Cette miniature pleine page est peinte au verso du folio 82 des Chants royaux sur la Conception couronnés au puy de Rouen de 1519 à 1528, conservés à la Bibliothèque nationale de France, département des manuscrits (Français 1537). On appelait “puy” sous l’Ancien Régime des concours artistiques de poésie ou de musique qui avaient alors une grande popularité et permettaient aux meilleurs écrivains et artistes du royaume de France de rivaliser en faveur des Arts. Ce manuscrit recueille les poésies lauréates des années 1519 à 1528. Parmi les gagnants du Puy de Rouen, notons le nom de Clément Marot. L’ouvrage est illustré de nombreuses miniatures pleine page, dues à la main de trois artistes différents.
Cette miniature du Christ Apothicaire développe un thème très original : le Christ y est représenté comme un apothicaire dans sa pharmacie, prescrivant à Adam et Eve le remède du salut !
Ce thème développe l’analogie du Christ comme médecin, reprise du Nouveau Testament notablement par saint Augustin et le pape Grégoire VII : la grâce de la rédemption par la Croix et la résurrection est le meilleur médicament dont l’homme et la femme ont réellement besoin.

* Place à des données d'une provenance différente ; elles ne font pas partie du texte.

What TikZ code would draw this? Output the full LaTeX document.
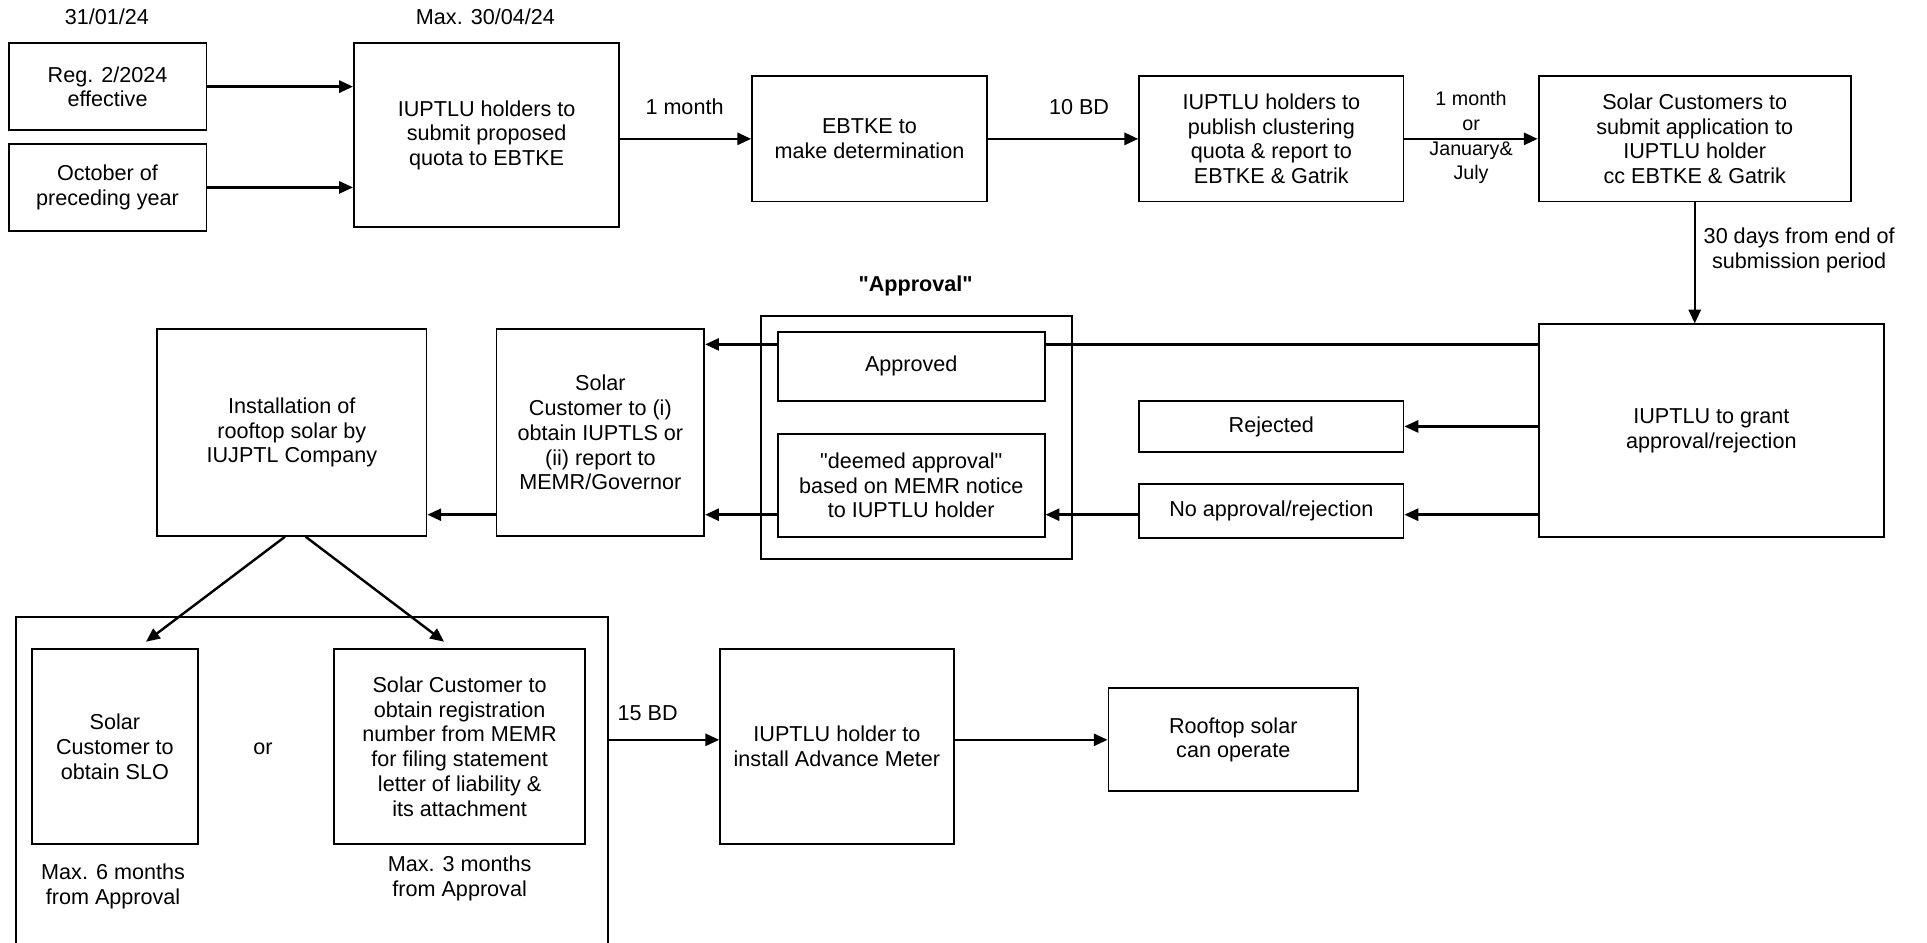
\documentclass[tikz,border=0pt]{standalone}
\usepackage{fontspec}
\setmainfont{Liberation Sans}
\usetikzlibrary{arrows.meta,backgrounds}

\begin{document}
\begin{tikzpicture}[x=0.025cm, y=-0.025cm,
  font=\fontsize{12.5}{14.3}\selectfont,
  box/.style={draw, line width=1.1pt, fill=white, align=center, inner sep=0pt},
  frame/.style={draw, line width=1.1pt, inner sep=0pt},
  sz/.style 2 args={minimum width=#1*0.025cm, minimum height=#2*0.025cm},
  arr/.style={-{Triangle[length=8pt,width=7pt]}, line width=1.4pt},
  lbl/.style={align=center, inner sep=0pt}]
\useasboundingbox (0,0) rectangle (1568,767);

% top row
\node[box, sz={161}{71}] (reg) at (87.5,70.5) {Reg. 2/2024\\effective};
\node[box, sz={161}{71}] (oct) at (87.5,152.5) {October of\\preceding year};
\node[box, sz={216}{150}] (hold) at (396,110) {IUPTLU holders to\\submit proposed\\quota to EBTKE};
\node[box, sz={191}{102}] (ebtke) at (707.5,113) {EBTKE to\\make determination};
\node[box, sz={215}{102}] (pub) at (1034.5,113) {IUPTLU holders to\\publish clustering\\quota \& report to\\EBTKE \& Gatrik};
\node[box, sz={254}{102}] (cust) at (1379,113) {Solar Customers to\\submit application to\\IUPTLU holder\\cc EBTKE \& Gatrik};

% middle row
\node[box, sz={281}{173}] (grant) at (1392.5,350.5) {IUPTLU to grant\\approval/rejection};
\node[frame, sz={253}{198}] (apr) at (745.5,356) {};
\node[box, sz={217}{56}] (appr) at (741.5,298) {Approved};
\node[box, sz={217}{84}] (deem) at (741.5,395) {\textquotedbl deemed approval\textquotedbl\\based on MEMR notice\\to IUPTLU holder};
\node[box, sz={215}{42}] (rej) at (1034.5,347) {Rejected};
\node[box, sz={215}{44}] (noap) at (1034.5,416) {No approval/rejection};
\node[box, sz={169}{168}] (sc) at (488.5,352) {Solar\\Customer to (i)\\obtain IUPTLS or\\(ii) report to\\MEMR/Governor};
\node[box, sz={219}{168}] (inst) at (237.5,352) {Installation of\\rooftop solar by\\IUJPTL Company};

% bottom row
\node[frame, sz={482}{300}] (grp) at (254,652) {};
\node[box, sz={135}{159}] (slo) at (93.5,607.5) {Solar\\Customer to\\obtain SLO};
\node[box, sz={204}{159}] (regn) at (374,607.5) {Solar Customer to\\obtain registration\\number from MEMR\\for filing statement\\letter of liability \&\\its attachment};
\node[box, sz={190}{159}] (meter) at (681,607.5) {IUPTLU holder to\\install Advance Meter};
\node[box, sz={203}{84}] (roof) at (1003.5,602) {Rooftop solar\\can operate};

% labels
\node[lbl] (d1) at (87,14) {31/01/24};
\node[lbl] (d2) at (395,14) {Max. 30/04/24};
\node[lbl] (t1) at (557,87) {1 month};
\node[lbl] (t2) at (878,87) {10 BD};
\node[lbl, font=\fontsize{11.4}{14.2}\selectfont] (t3) at (1197,112) {1 month\\or\\January\&\\July};
\node[lbl] (t4) at (1464,204) {30 days from end of\\submission period};
\node[lbl] (t5) at (745,233) {\bfseries\textquotedbl Approval\textquotedbl};
\node[lbl] (t6) at (214,609) {or};
\node[lbl] (t7) at (92,721) {Max. 6 months\\from Approval};
\node[lbl] (t8) at (374,715) {Max. 3 months\\from Approval};
\node[lbl] (t9) at (527,580) {15 BD};

\coordinate (gA) at ([yshift=-12.1pt]grant.north west);
\coordinate (gB) at ([yshift=-2pt]noap.west);

% connectors
\begin{pgfonlayer}{background}
\draw[arr] (gA) -- (gA -| sc.east);
\end{pgfonlayer}
\draw[arr] (reg.east) -- (reg.east -| hold.west);
\draw[arr] (oct.east) -- (oct.east -| hold.west);
\draw[arr] (hold.east |- ebtke.west) -- (ebtke.west);
\draw[arr] (ebtke.east) -- (pub.west);
\draw[arr] (pub.east) -- (cust.west);
\draw[arr] (cust.south) -- (cust.south |- grant.north);
\draw[arr] (grant.west |- rej.east) -- (rej.east);
\draw[arr] (gB -| grant.west) -- (gB -| noap.east);
\draw[arr] (gB) -- (gB -| deem.east);
\draw[arr] (gB -| deem.west) -- (gB -| sc.east);
\draw[arr] (gB -| sc.west) -- (gB -| inst.east);
\draw[arr] ([xshift=-4pt]inst.south) -- ([xshift=18pt,yshift=3.6pt]slo.north);
\draw[arr] ([xshift=8pt]inst.south) -- ([xshift=-9pt,yshift=3.6pt]regn.north);
\draw[arr] (grp.east |- roof.west) -- (roof.west -| meter.west);
\draw[arr] (meter.east |- roof.west) -- (roof.west);
\end{tikzpicture}
\end{document}
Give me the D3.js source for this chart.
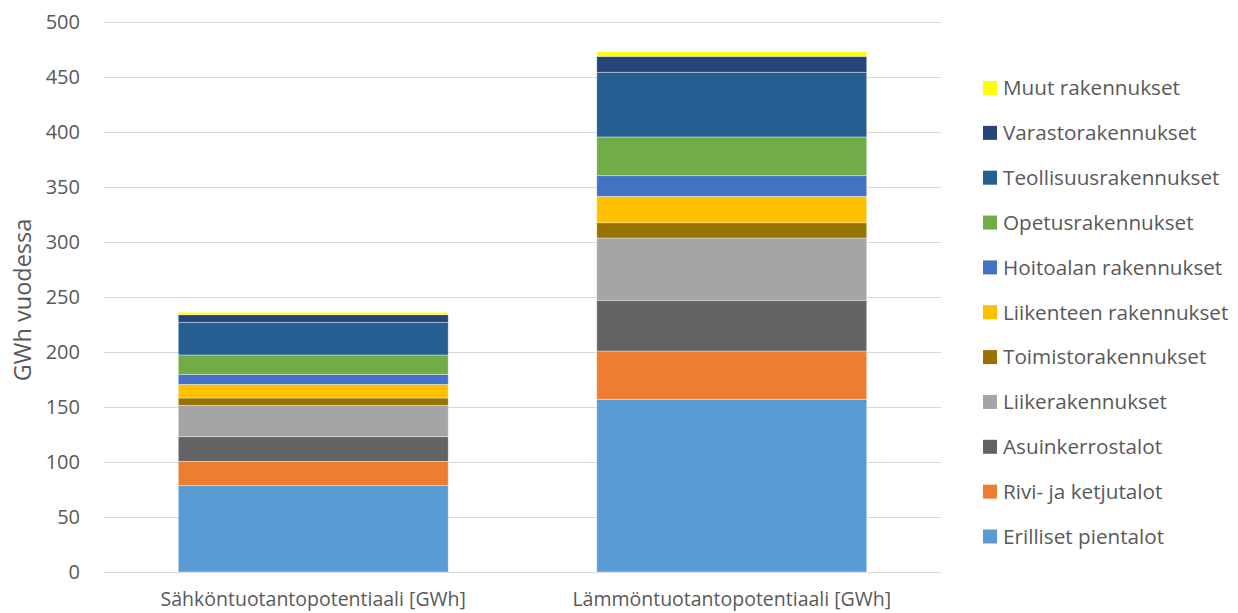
<!DOCTYPE html>
<html>
<head>
<meta charset="utf-8">
<script src="https://cdn.jsdelivr.net/npm/d3@7"></script>
<style>
  body { margin: 0; background: #fff; }
  text { font-family: "Open Sans", sans-serif; fill: #595959; }
</style>
</head>
<body>
<div id="chart"></div>
<script>
// data (GWh / year)
var categories = ["Sähköntuotantopotentiaali [GWh]", "Lämmöntuotantopotentiaali [GWh]"];
var seriesNames = ["Erilliset pientalot", "Rivi- ja ketjutalot", "Asuinkerrostalot", "Liikerakennukset",
    "Toimistorakennukset", "Liikenteen rakennukset", "Hoitoalan rakennukset", "Opetusrakennukset",
    "Teollisuusrakennukset", "Varastorakennukset", "Muut rakennukset"];
var sahko = [78.5, 22.1, 22.4, 28.5, 6.7, 12.4, 9.1, 17.6, 29.7, 6.9, 2.2];
var lampo = [157, 43.9, 46.1, 56.6, 13.9, 24, 18.8, 35.2, 58.8, 14.5, 4.2];
var colors = ["#5B9BD5", "#ED7D31", "#636363", "#A5A5A5", "#997300", "#FFC000",
    "#4472C4", "#70AD47", "#255E91", "#264478", "#FFFF00"];
var yTicks = [0, 50, 100, 150, 200, 250, 300, 350, 400, 450, 500];

var width = 1238, height = 613;
var margin = { top: 22, right: 297, bottom: 41, left: 104 };

var svg = d3.select("#chart").append("svg")
    .attr("width", width)
    .attr("height", height);

var x = d3.scaleBand()
    .domain(categories)
    .range([margin.left, width - margin.right])
    .paddingInner(0.355)
    .paddingOuter(0.1775);

var y = d3.scaleLinear()
    .domain([0, 500])
    .range([height - margin.bottom, margin.top]);

var color = d3.scaleOrdinal().domain(seriesNames).range(colors);

// rows for the stack
var rows = categories.map((c, i) => {
    var r = { cat: c };
    seriesNames.forEach((s, j) => { r[s] = (i == 0 ? sahko : lampo)[j]; });
    return r;
});
var stacked = d3.stack().keys(seriesNames)(rows);

// grid
svg.append("g")
    .selectAll("line")
    .data(yTicks)
    .enter()
    .append("line")
    .attr("x1", margin.left)
    .attr("x2", width - margin.right)
    .attr("y1", d => Math.round(y(d)) + 0.5)
    .attr("y2", d => Math.round(y(d)) + 0.5)
    .attr("stroke", "#d9d9d9")
    .attr("stroke-width", 1);

// y axis labels
var yAxis = svg.append("g")
    .attr("transform", "translate(" + (margin.left - 24) + ",0)")
    .call(d3.axisLeft(y).tickValues(yTicks).tickSize(0).tickPadding(0));
yAxis.select(".domain").remove();
yAxis.selectAll("text")
    .style("font-family", "Open Sans, sans-serif")
    .style("font-size", "20px")
    .attr("fill", "#595959");

// bars
svg.append("g")
    .selectAll("g")
    .data(stacked)
    .enter()
    .append("g")
    .attr("fill", d => color(d.key))
    .selectAll("rect")
    .data(d => d)
    .enter()
    .append("rect")
    .attr("x", d => x(d.data.cat))
    .attr("y", d => y(d[1]))
    .attr("width", x.bandwidth())
    .attr("height", d => y(d[0]) - y(d[1]))
    .attr("stroke", "#ffffff")
    .attr("stroke-opacity", 0.45)
    .attr("stroke-width", 0.8);

// category labels
var xAxis = svg.append("g")
    .attr("transform", "translate(0," + (height - margin.bottom) + ")")
    .call(d3.axisBottom(x).tickSize(0).tickPadding(20));
xAxis.select(".domain").remove();
xAxis.selectAll("text")
    .style("font-family", "Open Sans, sans-serif")
    .style("font-size", "19.5px")
    .attr("fill", "#595959");

// y title
svg.append("text")
    .attr("transform", "translate(31,300) rotate(-90)")
    .attr("text-anchor", "middle")
    .style("font-size", "23.5px")
    .text("GWh vuodessa");

// legend, top entry is the last series
var legend = svg.append("g")
    .attr("transform", "translate(983,88)");
var items = legend.selectAll("g")
    .data(seriesNames.slice().reverse())
    .enter()
    .append("g")
    .attr("transform", (d, i) => "translate(0," + i * 44.85 + ")");
items.append("rect")
    .attr("x", 0)
    .attr("y", -7)
    .attr("width", 14)
    .attr("height", 14)
    .attr("fill", d => color(d));
items.append("text")
    .attr("x", 20)
    .attr("dy", "0.35em")
    .style("font-size", "20.7px")
    .text(d => d);
</script>
</body>
</html>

Comme il l’a montré au cours de sa vie publique au travers des nombreuses guérisons miraculeuses qu’il a accomplies, Jésus-Christ n’a pas seulement pouvoir de guérir des maladies, mais aussi de pardonner les péchés : il est le Bon Pasteur venu guérir l’homme tout entier, âme et corps ; il est le médecin dont les malades ont besoin. Sa compassion envers tous ceux qui souffrent va si loin qu’il s’identifie avec eux : ” J’ai été malade et vous m’avez visité ” (Matthieu XXV, 36).
Cette miniature du Christ dans une officine d’apothicaire semble avoir connu un succès très large par la suite. Le Christ Apothicaire est repris en peinture par le Strasbourgeois Wilhelm Baur vers 1625-1630. Et par la suite, on a recensé plus d’une centaine de reprise de ce thème iconographique original. Le plus souvent, ces représentations sont une source de premier choix pour connaître l’histoire des officines pharmaceutiques, car elles décrivent en général les pharmacies telles qu’elles existaient à l’époque où l’artiste a exploité ce thème. Souvent, les noms des médicaments furent portés sur les bocaux des étagères, les artistes y inscrivant les noms des trois vertus théologales (la foi, l’espérance et la charité) et des quatre vertus cardinales (la prudence, la tempérance, la force d’âme et la justice).